[Lines of data]

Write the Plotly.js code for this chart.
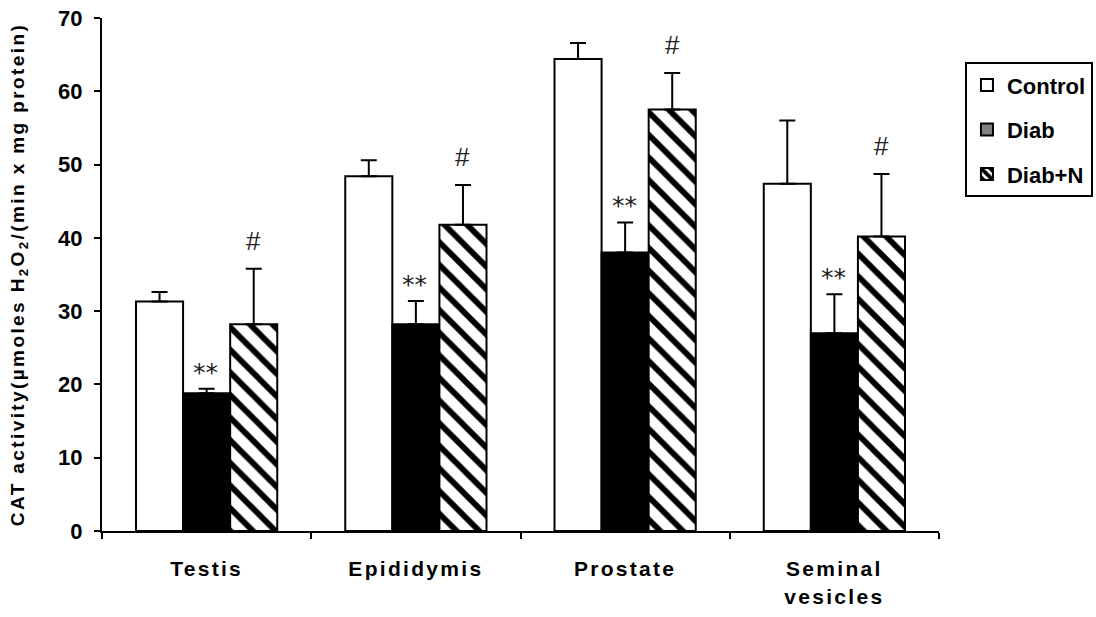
<!DOCTYPE html>
<html>
<head>
<meta charset="utf-8">
<script src="https://cdn.plot.ly/plotly-3.0.1.min.js"></script>
<style>
html,body{margin:0;padding:0;background:#fff;}
#chart{width:1096px;height:617px;}
#chart .xtick text{letter-spacing:2.3px;}
#chart .ytitle{letter-spacing:2.4px;}
</style>
</head>
<body>
<div id="chart"></div>
<script>
const categories = ["Testis", "Epididymis", "Prostate", "Seminal<br>vesicles"];
const seriesNames = ["Control", "Diab", "Diab+N"];
const controlValues = [31.3, 48.4, 64.4, 47.4];
const controlErr = [1.3, 2.2, 2.2, 8.6];
const diabValues = [18.8, 28.2, 38.0, 27.0];
const diabErr = [0.6, 3.2, 4.1, 5.3];
const diabNValues = [28.2, 41.8, 57.5, 40.2];
const diabNErr = [7.6, 5.4, 5.0, 8.5];
const diabMarks = ["**", "**", "**", "**"];
const diabNMarks = ["#", "#", "#", "#"];

const FONT = "Liberation Sans, Arial, sans-serif";
const zeros = categories.map(() => 0);

function errBar(arr) {
  return {type: "data", array: arr, arrayminus: zeros, symmetric: false, visible: true,
          color: "#000", thickness: 2, width: 8};
}

const traces = [
  {type: "bar", name: seriesNames[0], x: categories, y: controlValues, error_y: errBar(controlErr),
   marker: {color: "#fff", line: {color: "#000", width: 2}}, showlegend: false},
  {type: "bar", name: seriesNames[1], x: categories, y: diabValues, error_y: errBar(diabErr),
   marker: {color: "#000", line: {color: "#000", width: 2}}, showlegend: false},
  {type: "bar", name: seriesNames[2], x: categories, y: diabNValues, error_y: errBar(diabNErr),
   marker: {color: "#fff", line: {color: "#000", width: 2},
            pattern: {shape: "\\", fgcolor: "#000", bgcolor: "#fff", size: 16, solidity: 0.36}},
   showlegend: false},
  // legend swatches
  {type: "bar", name: seriesNames[0], x: [null], y: [null], xaxis: "x2", yaxis: "y2", legendgroup: "a",
   marker: {color: "#fff", line: {color: "#000", width: 2}}},
  {type: "bar", name: seriesNames[1], x: [null], y: [null], xaxis: "x2", yaxis: "y2", legendgroup: "b",
   marker: {color: "#808080", line: {color: "#000", width: 2}}},
  {type: "bar", name: seriesNames[2], x: [null], y: [null], xaxis: "x2", yaxis: "y2", legendgroup: "c",
   marker: {color: "#fff", line: {color: "#000", width: 2},
            pattern: {shape: "\\", fgcolor: "#000", bgcolor: "#fff", size: 8, solidity: 0.6}}}
];

const annotations = [];
categories.forEach((c, i) => {
  annotations.push({x: c, y: diabValues[i] + diabErr[i], xref: "x", yref: "y", text: diabMarks[i],
    showarrow: false, yanchor: "bottom", yshift: 0, xshift: -1,
    font: {family: "DejaVu Sans, sans-serif", size: 25, color: "#222"}});
  annotations.push({x: c, y: diabNValues[i] + diabNErr[i], xref: "x", yref: "y", text: diabNMarks[i],
    showarrow: false, yanchor: "bottom", yshift: 11, xshift: 47,
    font: {family: FONT, size: 26, color: "#222"}});
});

const layout = {
  width: 1096, height: 617,
  margin: {l: 102, r: 157, t: 18, b: 86, autoexpand: false},
  paper_bgcolor: "#fff", plot_bgcolor: "#fff",
  font: {family: FONT, color: "#000"},
  barmode: "group", bargap: 0.325, bargroupgap: 0,
  showlegend: true,
  legend: {x: 1.031, y: 0.914, xanchor: "left", yanchor: "top",
           bordercolor: "#000", borderwidth: 2, bgcolor: "#fff",
           font: {family: FONT, size: 22, color: "#000", weight: "bold"},
           traceorder: "grouped", tracegroupgap: 13},
  xaxis: {type: "category", showline: true, linecolor: "#000", linewidth: 2,
          ticks: "outside", tickson: "boundaries", ticklen: 6, tickwidth: 2, tickcolor: "#000",
          showgrid: false, zeroline: false, ticklabelstandoff: 18,
          tickfont: {family: FONT, size: 21, color: "#000", weight: "bold"}},
  yaxis: {range: [0, 70], dtick: 10, showline: true, linecolor: "#000", linewidth: 2,
          ticks: "outside", ticklen: 6, tickwidth: 2, tickcolor: "#000",
          showgrid: false, zeroline: false, ticklabelstandoff: 7,
          tickfont: {family: FONT, size: 22, color: "#000", weight: "bold"},
          title: {text: "CAT activity(µmoles H<sub>2</sub>O<sub>2</sub>/(min x mg protein)",
                  font: {family: FONT, size: 19, color: "#000", weight: "bold"}, standoff: 28}},
  xaxis2: {overlaying: "x", visible: false},
  yaxis2: {overlaying: "y", visible: false},
  annotations: annotations
};

Plotly.newPlot("chart", traces, layout, {displayModeBar: false, staticPlot: true});
</script>
</body>
</html>
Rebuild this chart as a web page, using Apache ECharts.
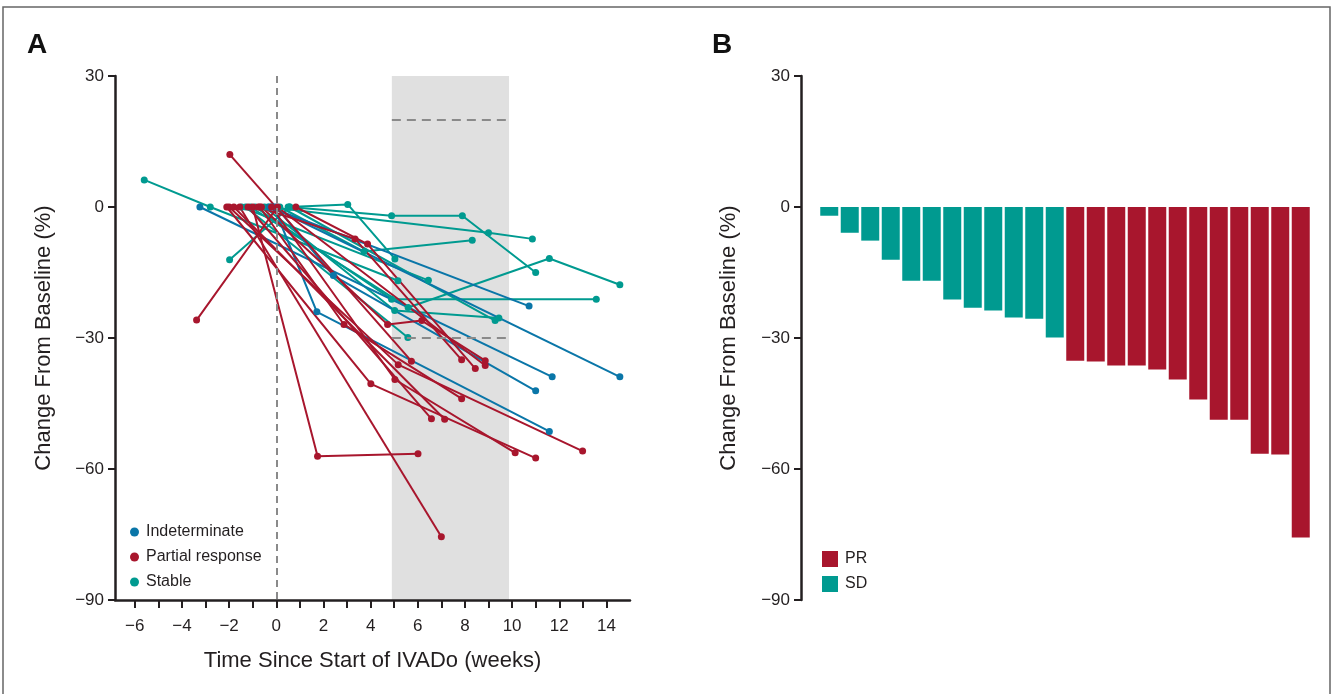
<!DOCTYPE html>
<html>
<head>
<meta charset="utf-8">
<script src="https://cdn.jsdelivr.net/npm/echarts@6.0.0/dist/echarts.min.js"></script>
<style>
html,body{margin:0;padding:0;background:#fff;}
#chart{width:1334px;height:694px;}
</style>
</head>
<body>
<div id="chart"></div>
<script>
// ---------- DATA ----------
// Panel A: each patient is a list of [week, % change from baseline]
const indeterminatePatients = [
  [[-3.24, 0], [11.7, -38.9]],
  [[-0.1, 0], [1.72, -24.0], [11.58, -51.4]],
  [[-0.3, 0], [10.72, -22.7]],
  [[-0.2, 0], [14.57, -38.9]],
  [[0.0, 0], [2.42, -15.7], [11.0, -42.1]]
];
const partialResponsePatients = [
  [[-1.0, 0], [1.75, -57.1], [6.01, -56.5]],
  [[-1.97, 12], [5.73, -35.3]],
  [[-1.55, 0], [7.0, -75.5]],
  [[-3.38, -25.9], [0.05, 0], [8.86, -36.3]],
  [[-0.7, 0], [2.87, -26.9], [7.86, -43.9]],
  [[-2.1, 0], [4.01, -40.5], [11.0, -57.5]],
  [[-0.2, 0], [5.03, -39.5], [10.13, -56.3]],
  [[-2.0, 0], [5.17, -36.1], [12.99, -55.9]],
  [[-0.77, 0], [3.34, -7.3], [7.86, -35.0]],
  [[0.83, 0], [3.87, -8.5], [8.44, -37.0]],
  [[-0.63, 0], [4.72, -26.9], [6.17, -26.0], [8.86, -35.2]],
  [[-1.2, 0], [6.58, -48.5]],
  [[-1.8, 0], [7.14, -48.6]]
];
const stablePatients = [
  [[-5.6, 6.2], [-2.8, 0], [5.16, -16.9]],
  [[-1.98, -12.1], [0.57, 0], [9.28, -26.0]],
  [[0.5, 0], [3.03, 0.6], [5.03, -11.9]],
  [[0.57, 0], [4.89, -2.0], [7.89, -2.0], [11.0, -15.0]],
  [[-0.35, 0], [9.0, -5.9], [10.86, -7.3]],
  [[0.15, 0], [3.72, -10.2], [8.31, -7.6]],
  [[-1.1, 0], [5.59, -23.0], [11.58, -11.8], [14.57, -17.8]],
  [[-0.9, 0], [4.89, -21.1], [13.57, -21.1]],
  [[-1.47, 0], [6.45, -16.8]],
  [[-0.5, 0], [5.02, -23.7], [9.44, -25.4]],
  [[-1.3, 0], [5.58, -29.9]]
];
const windowWeeks = [4.9, 9.87];        // shaded evaluation window
const thresholdLines = [20, -30];        // dashed reference levels
const xTickValues = [-6,-5,-4,-3,-2,-1,0,1,2,3,4,5,6,7,8,9,10,11,12,13,14];
const xLabelValues = [-6,-4,-2,0,2,4,6,8,10,12,14];

// Panel B: best response waterfall
const barCategories = ['1','2','3','4','5','6','7','8','9','10','11','12','13','14','15','16','17','18','19','20','21','22','23','24'];
const sdValues = [-2.0,-5.9,-7.7,-12.1,-16.9,-16.9,-21.2,-23.1,-23.7,-25.3,-25.6,-29.9,'-','-','-','-','-','-','-','-','-','-','-','-'];
const prValues = ['-','-','-','-','-','-','-','-','-','-','-','-',-35.2,-35.4,-36.3,-36.3,-37.2,-39.5,-44.1,-48.7,-48.7,-56.5,-56.7,-75.7];

// ---------- STYLE ----------
const BLUE = '#0a76a8', RED = '#a8162d', TEAL = '#009a90';
const INK = '#231f20';
const FONT = '"Liberation Sans", Arial, sans-serif';
const fmt = v => (v < 0 ? '\u2212' + Math.abs(v) : String(v));

const series = [];
// helper series for shaded window and dashed lines
series.push({
  type: 'line', xAxisIndex: 0, yAxisIndex: 0, data: [], silent: true, z: -1,
  markArea: {
    silent: true,
    itemStyle: { color: '#e0e0e0' },
    data: [[{ coord: [windowWeeks[0], 30] }, { coord: [windowWeeks[1], -90] }]]
  },
  markLine: {
    silent: true, symbol: 'none',
    label: { show: false },
    data: [
      [{ coord: [0, 30], lineStyle: { type: [7, 5], color: '#8a8a8a', width: 2 } }, { coord: [0, -90] }],
      [{ coord: [windowWeeks[0], thresholdLines[0]], lineStyle: { type: [9, 6], color: '#8a8a8a', width: 2 } }, { coord: [windowWeeks[1] - 0.1, thresholdLines[0]] }],
      [{ coord: [windowWeeks[0], thresholdLines[1]], lineStyle: { type: [9, 6], color: '#8a8a8a', width: 2 } }, { coord: [windowWeeks[1] - 0.1, thresholdLines[1]] }]
    ]
  }
});
function addGroup(list, name, color) {
  list.forEach(p => series.push({
    type: 'line', name: name, xAxisIndex: 0, yAxisIndex: 0, data: p,
    symbol: 'circle', symbolSize: 7, showSymbol: true,
    lineStyle: { color: color, width: 2 }, itemStyle: { color: color },
    emphasis: { disabled: true }, z: 3, animation: false
  }));
}
addGroup(stablePatients, 'Stable', TEAL);
addGroup(indeterminatePatients, 'Indeterminate', BLUE);
addGroup(partialResponsePatients, 'Partial response', RED);

series.push({
  type: 'bar', name: 'SD', xAxisIndex: 1, yAxisIndex: 1, stack: 'w', data: sdValues,
  barWidth: 18, itemStyle: { color: TEAL }, animation: false
});
series.push({
  type: 'bar', name: 'PR', xAxisIndex: 1, yAxisIndex: 1, stack: 'w', data: prValues,
  barWidth: 18, itemStyle: { color: RED }, animation: false
});

const yAxisCommon = {
  type: 'value', min: -90, max: 30, interval: 30,
  axisLine: { show: true, onZero: false, lineStyle: { color: INK, width: 2.5 } },
  axisTick: { show: true, inside: false, length: 7, lineStyle: { color: INK, width: 2 } },
  axisLabel: { formatter: fmt, color: INK, fontSize: 17, fontFamily: FONT, margin: 11 },
  splitLine: { show: false },
  name: 'Change From Baseline (%)', nameLocation: 'middle',
  nameTextStyle: { fontSize: 22, color: INK, fontFamily: FONT }
};

const option = {
  animation: false,
  backgroundColor: '#fff',
  title: [
    { text: 'A', left: 22, top: 26, textStyle: { fontSize: 28, fontWeight: 'bold', color: '#111', fontFamily: FONT } },
    { text: 'B', left: 707, top: 26, textStyle: { fontSize: 28, fontWeight: 'bold', color: '#111', fontFamily: FONT } }
  ],
  graphic: [
    { type: 'rect', shape: { x: 3, y: 7, width: 1327, height: 700 }, style: { fill: 'none', stroke: '#666', lineWidth: 1.5 }, silent: true, z: -10 }
  ],
  legend: [
    {
      data: ['Indeterminate', 'Partial response', 'Stable'],
      orient: 'vertical', left: 125, top: 519, itemGap: 9,
      icon: 'circle', itemWidth: 9, itemHeight: 9,
      textStyle: { fontSize: 16, color: INK, fontFamily: FONT, padding: [0, 0, 0, 2] },
      selectedMode: false
    },
    {
      data: ['PR', 'SD'],
      orient: 'vertical', left: 817, top: 546, itemGap: 9,
      icon: 'rect', itemWidth: 16, itemHeight: 16,
      textStyle: { fontSize: 16, color: INK, fontFamily: FONT, padding: [0, 0, 0, 2] },
      selectedMode: false
    }
  ],
  grid: [
    { left: 115, top: 76, width: 515, height: 524 },
    { left: 819, top: 76, width: 492, height: 524 }
  ],
  xAxis: [
    {
      type: 'value', gridIndex: 0, min: -6.84, max: 15, z: 5,
      axisLine: { show: true, onZero: false, lineStyle: { color: INK, width: 2.5 } },
      axisTick: { show: true, inside: false, length: 8, customValues: xTickValues, lineStyle: { color: INK, width: 2 } },
      axisLabel: { customValues: xLabelValues, formatter: fmt, color: INK, fontSize: 17, fontFamily: FONT, margin: 18 },
      splitLine: { show: false },
      name: 'Time Since Start of IVADo (weeks)', nameLocation: 'middle', nameGap: 50,
      nameTextStyle: { fontSize: 22, color: INK, fontFamily: FONT }
    },
    {
      type: 'category', gridIndex: 1, data: barCategories, show: false
    }
  ],
  yAxis: [
    Object.assign({}, yAxisCommon, { gridIndex: 0, nameGap: 60, z: 5 }),
    Object.assign({}, yAxisCommon, { gridIndex: 1, offset: 18, nameGap: 61 })
  ],
  series: series
};

const chart = echarts.init(document.getElementById('chart'), null, { renderer: 'canvas' });
chart.setOption(option);
</script>
</body>
</html>
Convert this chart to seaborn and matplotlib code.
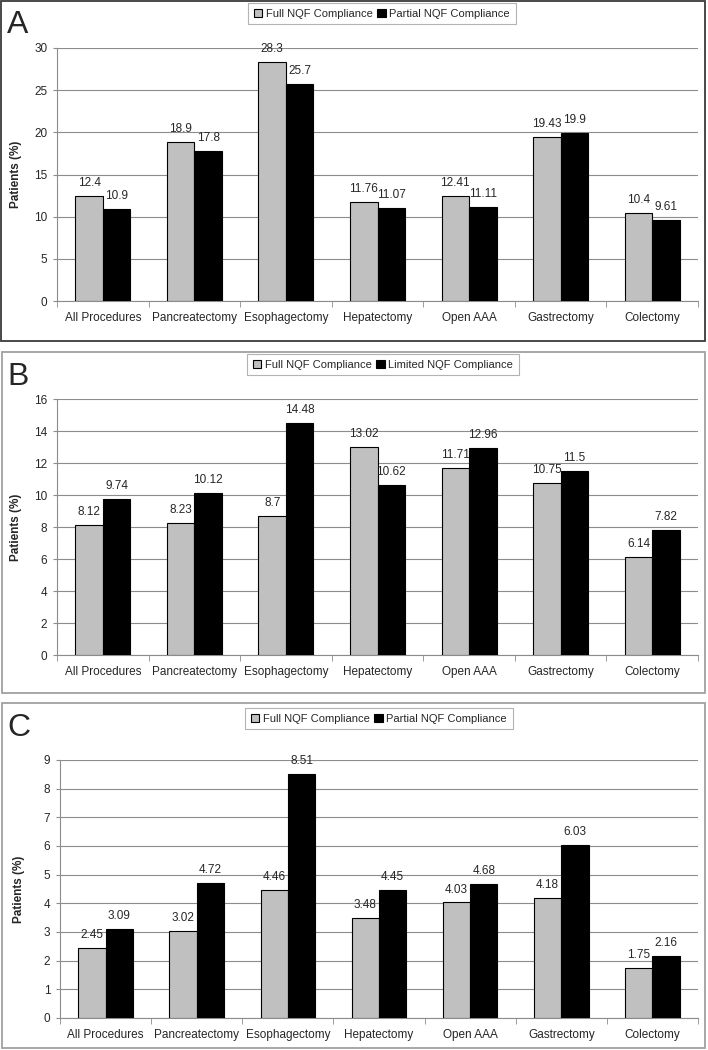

EXERCISE: From the material, report only how many lines include the word "this".

THE REPLY: 3